Raid unacceptable

Ron Scrimgeour.
Ron Scrimgeour.

FORFAR Community Council’s vow to fight it out for the retention of the town’s common good fund has received the full backing of former Angus Councillor Ron Scrimgeour.

He reminds the decision makers that, in the 1970s when regionalisation took place, the legislators who gave common good resources legal protection when local government was reformed took the view common good funds and property were an essential part of local history and tradition, reconnecting local communities with their elected councillors.

He warned: “The argument is as valid now as it was then. Local identity was in danger of being swallowed up by larger political units and needed protection. Common good assets were earmarked as the legitimate property of the towns they had been donated and bequeathed to by local benefactors.”

Mr Scrimgeour (pictured), who served the Forfar Central ward from 2001 to 2007, explained the individual burghs in Angus were each distinct and unique in their history and cultural traditions.

“To put common good libraries, halls, common land and financial reserves into some common Angus pot, administered from the anonymous and remote Angus House complex on the outskirts of Forfar, goes completely against the spirit of common good property.

“Councillor Bob Spink is sounding a timely alarm bell that other councillors, particularly the six other independents, should heed. Forfar Community Council Chair Mrs Isobel Ross is absolutely correct in her reported comments that a raid on common good funds to shore up projects in areas without such assets is unacceptable.

“When I was an elected member, any issue that involved common good assets was subject to more scrutiny than any other council business by local councillors.

“All councillors from the burghs in question were invited to meetings with council staff to hear the proposals to either spend common good funds or improve and maintain common good property.
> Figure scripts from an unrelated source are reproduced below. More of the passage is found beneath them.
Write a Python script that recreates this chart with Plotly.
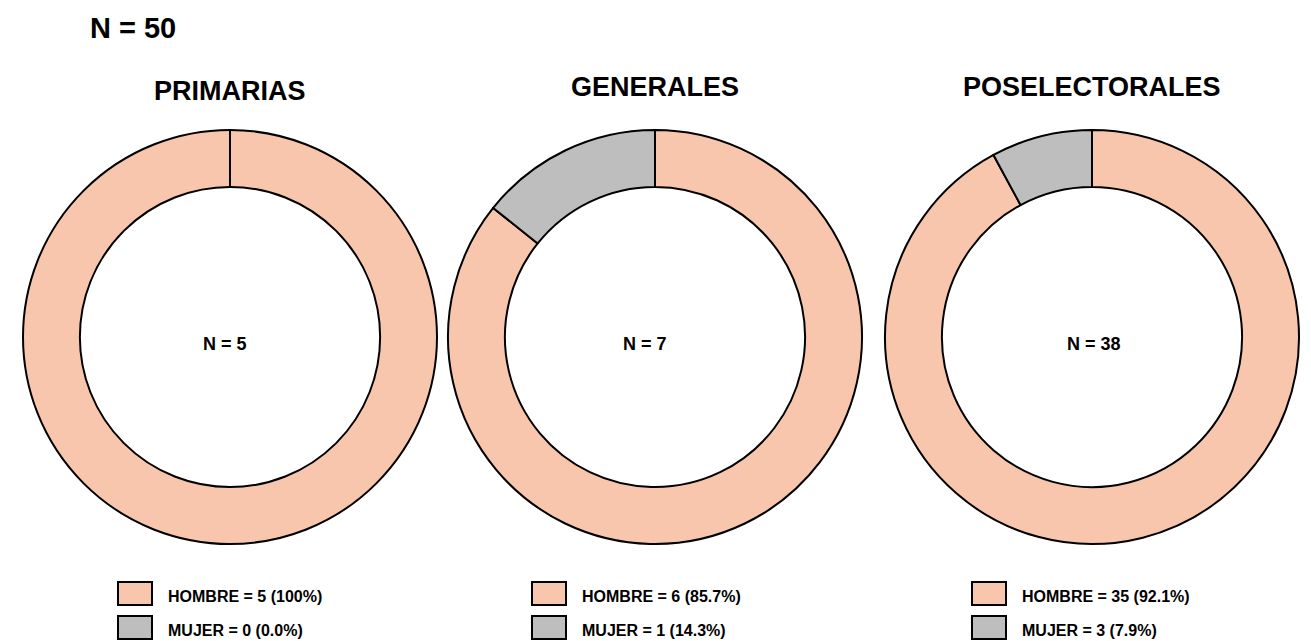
import plotly.graph_objects as go

W, H = 1311, 641

# data
panels = ["PRIMARIAS", "GENERALES", "POSELECTORALES"]
categories = ["HOMBRE", "MUJER"]
hombre = [5, 6, 35]
mujer = [0, 1, 3]
total_n = 50

colors = ["#F8C6AD", "#BEBEBE"]

# layout helpers (pixels)
centers_x = [230, 655, 1092]
center_y = 337
radius = 207
title_y = [91, 87, 87]
label_x = [225, 645, 1094]
legend_left = [118, 532, 972]

fig = go.Figure()


def px_x(v):
    return v / W


def px_y(v):
    return 1 - v / H


for i, name in enumerate(panels):
    vals = [hombre[i], mujer[i]]
    n = sum(vals)
    cx = centers_x[i]
    fig.add_trace(
        go.Pie(
            labels=categories,
            values=vals,
            hole=0.725,
            sort=False,
            direction="clockwise",
            rotation=0,
            textinfo="none",
            hoverinfo="label+value+percent",
            marker=dict(colors=colors, line=dict(color="black", width=2)),
            domain=dict(
                x=[px_x(cx - radius), px_x(cx + radius)],
                y=[px_y(center_y + radius), px_y(center_y - radius)],
            ),
            showlegend=False,
        )
    )

    # N inside the donut
    fig.add_annotation(
        x=px_x(label_x[i]), y=px_y(344), xref="paper", yref="paper",
        text=f"N = {n}", showarrow=False, xanchor="center", yanchor="middle",
        font=dict(family="Liberation Sans", size=18, color="black", weight="bold"),
    )

    # panel title
    fig.add_annotation(
        x=px_x(cx), y=px_y(title_y[i]), xref="paper", yref="paper",
        text=name, showarrow=False, xanchor="center", yanchor="middle",
        font=dict(family="Liberation Sans", size=27, color="black", weight="bold"),
    )

    # legend swatches + labels
    for j, cat in enumerate(categories):
        v = vals[j]
        pct = 100 * v / n if n else 0
        pct_txt = "100%" if pct == 100 else f"{pct:.1f}%"
        top = 582 + j * 34
        lx = legend_left[i]
        fig.add_shape(
            type="rect", xref="paper", yref="paper",
            x0=px_x(lx), x1=px_x(lx + 34),
            y0=px_y(top + 23), y1=px_y(top),
            fillcolor=colors[j], line=dict(color="black", width=2),
        )
        fig.add_annotation(
            x=px_x(lx + 48), y=px_y(top + 14), xref="paper", yref="paper",
            text=f"{cat} = {v} ({pct_txt})", showarrow=False,
            xanchor="left", yanchor="middle",
            font=dict(family="Liberation Sans", size=16, color="black", weight="bold"),
        )

fig.add_annotation(
    x=px_x(88), y=px_y(28), xref="paper", yref="paper",
    text=f"N = {total_n}", showarrow=False, xanchor="left", yanchor="middle",
    font=dict(family="Liberation Sans", size=29, color="black", weight="bold"),
)

fig.update_layout(
    width=W, height=H,
    margin=dict(l=0, r=0, t=0, b=0),
    paper_bgcolor="white",
    plot_bgcolor="white",
)

fig.write_html(
    "out.html",
    config={"displayModeBar": False},
    post_script="document.body.style.margin='0';document.body.style.overflow='hidden';",
)
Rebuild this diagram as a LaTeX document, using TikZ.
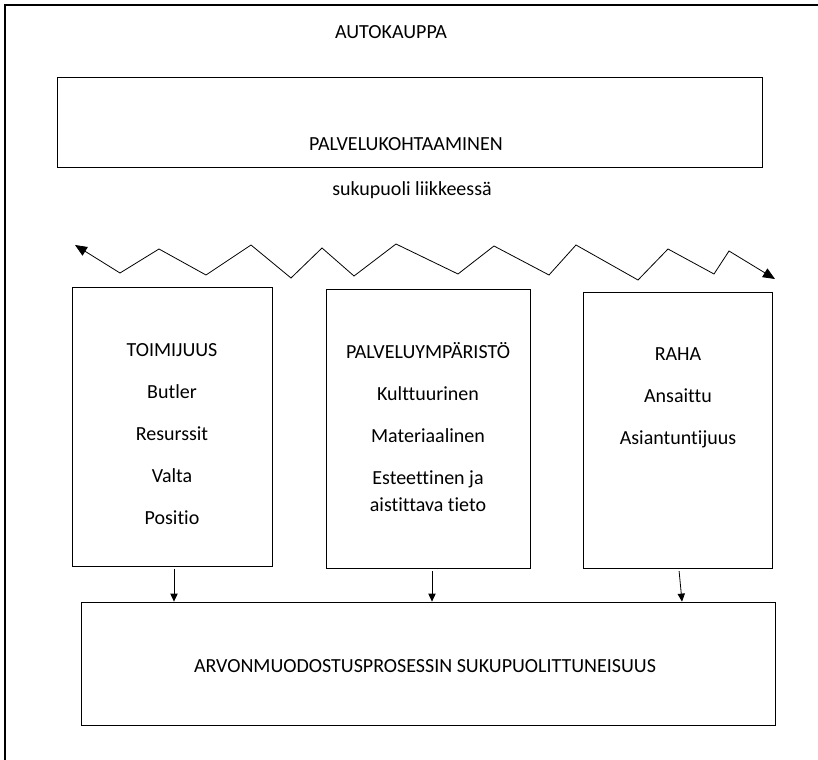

“The most immediate next step was for local councillors to bring the issue before the community council for information, guidance and direction. This approach reconnected local people to their local representatives and to the officers who usually had no direct involvement in the community.

“While local councillors had the final say on common good issues, the community council was a vital part of decision making and made the democratic process more relevant and immediate. That is a mark of true democracy and to reverse this established practice is a backward step.

“It is an unfortunate act of fate that some burghs do not have common good resources but that simply reflects the history, social and economic life of each burgh. Each burgh has unique assets and to put them in some local government bureaucratic blender in the interest of equity is both illogical and unfair.

“Would councillors and officers apply the same principal to other unique assets of a burgh? Should we legislate that Peter Pan was a son of Angus and not just Kirriemuir and move his statue to Forfar? Or re-brand all our museums as “Gateways to the Glens” and move the Seafest festival around each of the seven burghs whether they have a coastline or not? Obviously not, so why this attempted smash and grab over long-standing traditions and assets?

“If it is purely financial then Angus Council has many other areas of reckless spending to stop before trying to alter the course of history that created common good wealth in some areas and not in others. Those areas that have no common good fund were much smaller a hundred years ago when other burghs were industrial power houses with civic minded benefactors. Narrow-minded self interest by certain councillors and officers cannot change that.

“Finally, there was universal condemnation in Angus of the proposed move to bring all the police authorities under one Scotland-wide banner. The cry went up instantly that we would lose our local identity. It is hypocritical, therefore, for the same councillors to ignore the local element that makes common good resources and reserves firmly rooted in the burghs where they originated and where they should remain.”